Deutsche Einheit vom Taunus an den Müggelsee

Bronzeplastik Harmonie auf der Freundschaftsinsel Potsdam
Foto: IMAGO / Martin Müller
Mit den Begriffen „Wessi“ und „Ossi“ kann ich nicht wirklich viel anfangen, schwingt in ihnen doch immer ein wenig Herablassung und Vorurteil mit. Lieber ist mir die, wenn auch etwas sozialwissenschaftliche und schwerfällig klingende, Begrifflichkeit der westdeutschen beziehungsweise ostdeutschen Sozialisation.
Ich bin im reichen Hochtaunuskreis aufgewachsen. Als die Mauer fiel, war ich elf Jahre alt. Meine bundesdeutsche Wirklichkeit waren wohlhabende Freunde mit Swimmingpools im Haus, die in den Ferien Clubreisen in den Süden machten.

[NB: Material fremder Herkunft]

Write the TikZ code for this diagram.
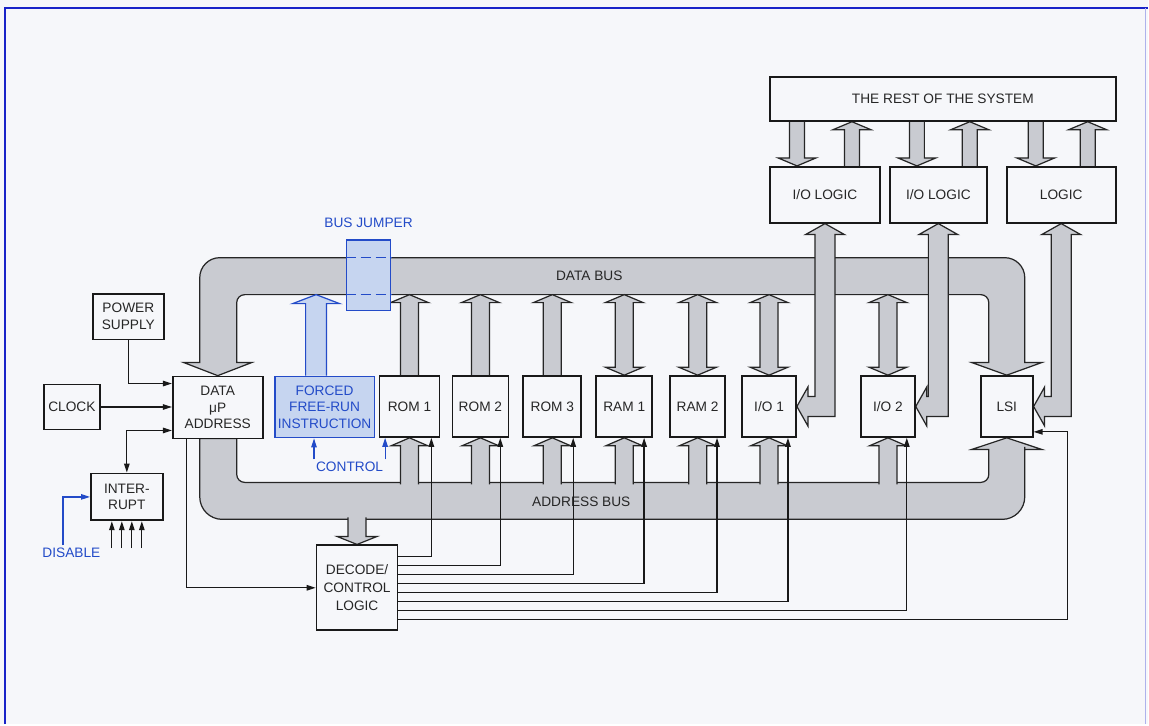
\documentclass[tikz,border=0pt]{standalone}
\usepackage{fontspec}
\setmainfont{Liberation Sans}
\usetikzlibrary{calc, arrows.meta, backgrounds}

\definecolor{paper}{RGB}{246,247,250}
\definecolor{busgray}{RGB}{201,203,209}
\definecolor{jblue}{RGB}{35,75,200}
\definecolor{jfill}{RGB}{198,213,240}
\definecolor{frameblue}{RGB}{25,35,200}

\begin{document}
\begin{tikzpicture}[x=0.2mm, y=0.2mm,
    font=\fontsize{7.8}{9.5}\selectfont,
    box/.style={draw=black!90, line width=1pt, fill=paper, text=black!85, align=center, inner sep=0pt},
    module/.style={box, minimum height=12.2mm},
    logicbox/.style={box, minimum height=11.2mm},
    bluebox/.style={box, draw=jblue, fill=jfill, text=jblue},
    bus/.style={draw=black!85, fill=busgray, line width=0.7pt, line join=miter},
    bluebus/.style={bus, draw=jblue, fill=jfill},
    sig/.style={draw=black!90, line width=0.7pt, -{Triangle[length=1.8mm, width=1.1mm]}},
    dsig/.style={sig, {Triangle[length=1.8mm, width=1.1mm]}-{Triangle[length=1.8mm, width=1.1mm]}},
    bluesig/.style={sig, draw=jblue},
    note/.style={inner sep=1pt, text=black!85},
    bluenote/.style={inner sep=1pt, text=jblue}
]

% Hollow bus arrow, open at its tail
% Arguments: style, tail, tip, half shaft, half head, head length
\def\hollowarrow#1#2#3#4#5#6{
    \coordinate (hb) at ($#3!#6!#2$);
    \fill[#1, draw=none] ($#2!#4!90:#3$) -- ($(hb)!#4!90:#3$) -- ($(hb)!#5!90:#3$) -- #3
        -- ($(hb)!#5!-90:#3$) -- ($(hb)!#4!-90:#3$) -- ($#2!#4!-90:#3$) -- cycle;
    \draw[#1, fill=none] ($#2!#4!90:#3$) -- ($(hb)!#4!90:#3$) -- ($(hb)!#5!90:#3$) -- #3
        -- ($(hb)!#5!-90:#3$) -- ($(hb)!#4!-90:#3$) -- ($#2!#4!-90:#3$);
}

% Hollow bus arrow with a head at both ends
\def\hollowboth#1#2#3#4#5#6{
    \coordinate (ha) at ($#2!#6!#3$);
    \coordinate (hb) at ($#3!#6!#2$);
    \filldraw[#1] #2 -- ($(ha)!#5!90:#3$) -- ($(ha)!#4!90:#3$) -- ($(hb)!#4!90:#3$) -- ($(hb)!#5!90:#3$) -- #3
        -- ($(hb)!#5!-90:#3$) -- ($(hb)!#4!-90:#3$) -- ($(ha)!#4!-90:#3$) -- ($(ha)!#5!-90:#3$) -- cycle;
}

% Bent bus arrow: horizontal tip #1, vertical tip #2 above
\def\bentarrow#1#2{
    \filldraw[bus] let \p1=#1, \p2=#2 in
        (\p1) -- (\x1+2.2mm,\y1+3.9mm) -- (\x1+2.2mm,\y1+2mm) -- (\x2-2mm,\y1+2mm)
        -- (\x2-2mm,\y2-2.2mm) -- (\x2-3.9mm,\y2-2.2mm) -- (\p2) -- (\x2+3.9mm,\y2-2.2mm)
        -- (\x2+2mm,\y2-2.2mm) -- (\x2+2mm,\y1-2mm) -- (\x1+2.2mm,\y1-2mm) -- (\x1+2.2mm,\y1-3.9mm) -- cycle;
}

% Bus edges
\coordinate (dbusT) at (0,-258);
\coordinate (dbusB) at (0,-295);
\coordinate (abusIn) at (0,-485);
\coordinate (abusOut) at (0,-518);

% Rest of the system
\node[box, minimum width=69.2mm, minimum height=8.8mm] (rest) at (944,-99) {THE REST OF THE SYSTEM};
\node[logicbox, minimum width=22mm] (iol1) at (826,-195) {I/O LOGIC};
\node[logicbox, minimum width=19.4mm] (iol2) at (939.5,-195) {I/O LOGIC};
\node[logicbox, minimum width=21.8mm] (logic) at (1062.5,-195) {LOGIC};

% Processor side
\node[box, minimum width=14.2mm, minimum height=9.2mm] (psu) at (128.5,-317) {POWER\\SUPPLY};
\node[box, minimum width=11.2mm, minimum height=9mm] (clk) at (72,-407.5) {CLOCK};
\node[box, minimum width=18mm, minimum height=12.4mm] (cpu) at (218,-408) {DATA\\μP\\ADDRESS};
\node[box, minimum width=14.4mm, minimum height=9.4mm] (intr) at (127,-497.5) {INTER-\\RUPT};
\node[box, minimum width=16.2mm, minimum height=17mm, font=\fontsize{7.8}{10.3}\selectfont] (dec) at (357.5,-588.5) {DECODE/\\CONTROL\\LOGIC};

% Forced free-run instruction and bus jumper
\node[bluebox, minimum width=20mm, minimum height=12.2mm] (ffr) at (325,-407.5) {FORCED\\FREE-RUN\\INSTRUCTION};
\node[bluebox, minimum width=8.8mm, minimum height=14.2mm] (jmp) at (369,-275.5) {};
\coordinate (ffrTop) at ([xshift=-1.7mm]ffr.north);

% Memory and I/O modules
\foreach \n/\x/\w/\t in {rom1/410/12/{ROM 1}, rom2/481/11.2/{ROM 2}, rom3/553/11.6/{ROM 3},
        ram1/625/11.2/{RAM 1}, ram2/698.5/11/{RAM 2}, io1/770/10.8/{I/O 1}, io2/889/10.8/{I/O 2}, lsi/1008/10.4/LSI}
    \node[module, minimum width=\w mm] (\n) at (\x,-407) {\t};

\begin{pgfonlayer}{background}
    % Page and frame
    \fill[paper] (0,0) rectangle (1149,-725);
    \draw[frameblue, line width=1.6pt] (5,-725) -- (5,-8) -- (1149,-8);
    \draw[frameblue!35, line width=0.8pt] (1147,-8) -- (1147,-725);

    % Data bus
    \filldraw[bus] (cpu.north) -- (252,-363) -- (237,-363) -- (237,-330) [rounded corners=1.6mm] -- (237,-295)
        -- (990,-295) -- (990,-330) [sharp corners] -- (990,-363) -- (973,-363) -- (lsi.north) -- (1043,-363)
        -- (1026,-363) -- (1026,-320) [rounded corners=4mm] -- (1026,-258) -- (200,-258) -- (200,-320)
        [sharp corners] -- (200,-363) -- (184,-363) -- cycle;

    % Address bus
    \filldraw[bus] (200,-439) -- (200,-470) [rounded corners=4.5mm] -- (200,-520) -- (1026,-520) -- (1026,-470)
        [sharp corners] -- (1026,-450) -- (1043,-450) -- (lsi.south) -- (973,-450) -- (990,-450) -- (990,-465)
        [rounded corners=1.6mm] -- (990,-483) -- (237,-483) -- (237,-465) [sharp corners] -- (237,-439) -- cycle;

    % Data bus branches
    \foreach \m in {rom1,rom2,rom3} {\hollowarrow{bus}{(\m.north)}{(\m.north |- dbusB)}{1.8mm}{3.8mm}{1.6mm}}
    \foreach \m in {ram1,ram2,io1,io2} {\hollowboth{bus}{(\m.north)}{(\m.north |- dbusB)}{1.8mm}{3.8mm}{1.6mm}}

    % Address bus branches
    \foreach \m in {rom1,rom2,rom3,ram1,ram2,io1,io2} {\hollowarrow{bus}{(\m.south |- abusIn)}{(\m.south)}{1.8mm}{3.7mm}{1.6mm}}
    \hollowarrow{bus}{(dec.north |- abusOut)}{(dec.north)}{1.8mm}{4mm}{1.6mm}

    % Forced instruction onto the data bus
    \hollowarrow{bluebus}{(ffrTop)}{(ffrTop |- dbusB)}{2.1mm}{4.7mm}{1.8mm}

    % Links to the rest of the system
    \foreach \xd/\xu/\b in {798/853/iol1, 918/971/iol2, 1037/1089/logic} {
        \hollowarrow{bus}{(rest.south -| \xd,0)}{(\b.north -| \xd,0)}{1.5mm}{3.8mm}{1.6mm}
        \hollowarrow{bus}{(\b.north -| \xu,0)}{(rest.south -| \xu,0)}{1.5mm}{3.8mm}{1.6mm}
    }

    % I/O to logic
    \bentarrow{(io1.east)}{(iol1.south)}
    \bentarrow{(io2.east)}{(iol2.south)}
    \bentarrow{(lsi.east)}{(logic.south)}
\end{pgfonlayer}

% Jumper edges over the data bus
\draw[jblue, line width=0.7pt, dash pattern=on 2mm off 1mm] (jmp.west |- dbusT) -- (jmp.east |- dbusT);
\draw[jblue, line width=0.7pt, dash pattern=on 2mm off 1mm] (jmp.west |- dbusB) -- (jmp.east |- dbusB);

% Labels
\node[bluenote] (bj) at (369,-223) {BUS JUMPER};
\node[note] (db) at (590,-276) {DATA BUS};
\node[note] (ab) at (582,-502) {ADDRESS BUS};
\node[bluenote] (ctl) at (350,-467) {CONTROL};
\node[bluenote] (dis) at (71.5,-553) {DISABLE};

% Processor signals
\draw[sig] (psu.south) |- ([yshift=4.8mm]cpu.west);
\draw[sig] (clk.east) -- (cpu.west |- clk.east);
\draw[dsig] ([yshift=-4.6mm]cpu.west) -| (intr.north);
\draw[sig] ([xshift=-6.2mm]cpu.south) |- (dec.west);
\foreach \dx in {-15,-5,5,15} \draw[sig] ($(intr.south)+(\dx,-27)$) -- ($(intr.south)+(\dx,0)$);

% Blue control inputs
\draw[bluesig] ([xshift=-1.7mm]dis.north) |- (intr.west);
\draw[bluesig] (ctl.north west) -- (ctl.north west |- ffr.south);
\draw[bluesig] (ctl.north east) -- (ctl.north east |- rom1.south);

% Select lines from decode
\foreach \m [count=\i from 0] in {rom1,rom2,rom3,ram1,ram2,io1,io2}
    \draw[sig] ($(dec.east)+(0,31.5-9*\i)$) -| ([xshift=-1.8mm]\m.south east);
\draw[sig] ($(dec.east)+(0,-31.5)$) -| ([xshift=6.8mm,yshift=1.2mm]lsi.south east) -- ([yshift=1.2mm]lsi.south east);

\end{tikzpicture}
\end{document}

Der Osten spielte keine Rolle im Taunuskreis
Der Osten Deutschlands hat in meinem Leben lange keine Rolle gespielt. Weder war ich als Jugendliche „drüben“ noch hatte ich Freunde, die von dort kamen. Erst meine Magisterarbeit über den ostdeutschen Erzähler Volker Braun und mein Umzug nach Berlin vor 15 Jahren änderten das. Zum ersten Mal bereiste ich ein paar Städte, las ostdeutsche Literatur und lernte Menschen kennen, die eben aus Sachsen, Thüringen oder Brandenburg stammten. Für uns spielte es nie eine Rolle, woher wir ursprünglich kamen.
Die Ostdeutschen meiner Generation hatten zwar Chancen, die ihre Eltern nie hatten, und doch gab und gibt es viel Unausgesprochenes, viel Enttäuschung, die wir aus dem Westen nicht kennen. Ich bin heute mit einem Ostberliner zusammen und habe eine kleine Familie.
Ich fühle mich im Osten zu Hause
Als wir uns kennenlernten, meinte er mal scherzhaft: „Jetzt hab ick mir schon ‚ne Westussi geangelt und die hat nicht mal Kohle.“ Auf meinem Spotify-Account gibt es eine Playlist „Ostmugge“ und ich fahre wie jede gute Ostdeutsche mindestens einmal im Jahr an die Ostsee. Wenn ich mit meinem Partner in den Westteil der Stadt fahre, dann merke ich, wie er fast schon befreit durchatmet, wenn wir die ehemalige Grenzlinie zurück in den Ostteil der Stadt überfahren.
Ich spüre, dass da bei vielen eine Sehnsucht ist, nach einer Heimat, die es so nicht mehr gibt. Mittlerweile lebe ich in einem Ostbezirk, nah an Brandenburg, wo noch viele Ostdeutsche wohnen. Ich fühle mich im Osten zu Hause und spüre selbst manchmal die Sehnsucht nach einem Leben, einer Zeit, die ich gar nicht kenne. In meiner Vorstellung eine solidarischere Zeit. Manchmal habe ich das Gefühl, dass Ostdeutsche liebevoller sind. Eine gute Freundin hat mir mal gesagt: „Karo, du wärst ein guter Ossi gewesen.“ Manchmal hört sich das Wort „Ossi“ dann nicht so schlimm an.